John Stevenson

Personal information
- Full name: John Francis Stevenson
- Born: 18 March 1888 Handsworth, Warwickshire, England
- Died: 5 December 1951 (aged 63) Edgbaston, Warwickshire, England
- Batting: Right-handed

Domestic team information
- 1919: Warwickshire

Career statistics
| Competition | First-class |
| Matches | 1 |
| Runs scored | 18 |
| Batting average | 9.00 |
| 100s/50s | –/– |
| Top score | 18 |
| Balls bowled | – |
| Wickets | – |
| Bowling average | – |
| 5 wickets in innings | – |
| 10 wickets in match | – |
| Best bowling | – |
| Catches/stumpings | –/– |
- Source: Cricinfo, 27 December 2011

= John Stevenson (cricketer) =

English cricketer

John Francis Stevenson (18 March 1888 - 5 December 1951) was an English cricketer. Stevenson was a right-handed batsman. He was born at Handsworth, Warwickshire.
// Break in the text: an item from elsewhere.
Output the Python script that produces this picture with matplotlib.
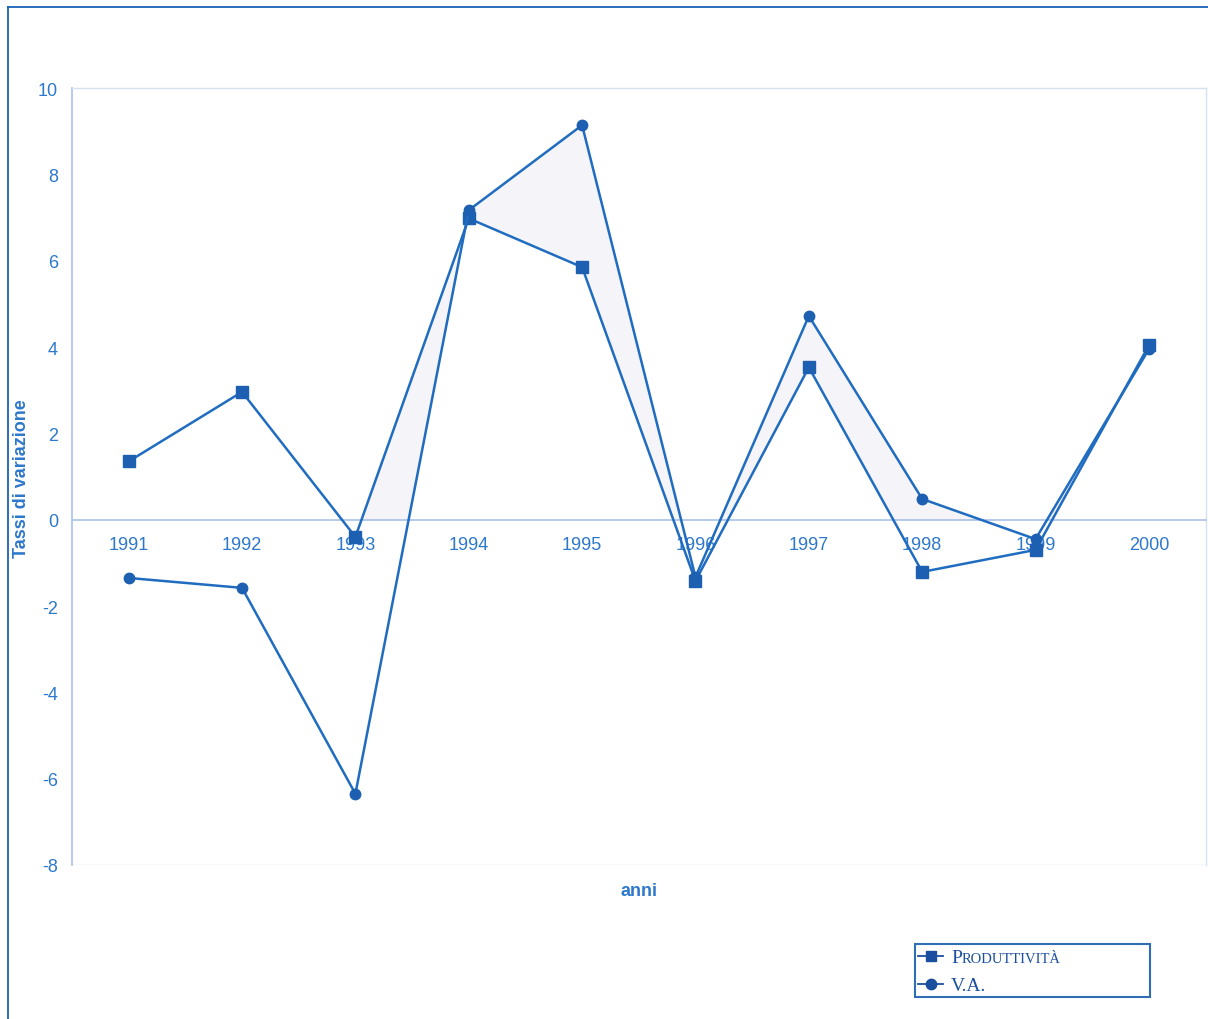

Stevenson made a single first-class appearance for Warwickshire against Lancashire at Old Trafford in the 1919 County Championship. Warwickshire made 259 in their first-innings, with Stevenson being dismissed for a duck by Charlie Hallows. In response, Lancashire made 490/5 declared in their first-innings, with Warwickshire making 187 in their second-innings, with Stevenson scoring 18 runs before he was dismissed by Lawrence Cook. Lancashire won the match by an innings and 44 runs. This was his only major appearance for Warwickshire.

He died at Edgbaston, Warwickshire on 5 December 1951.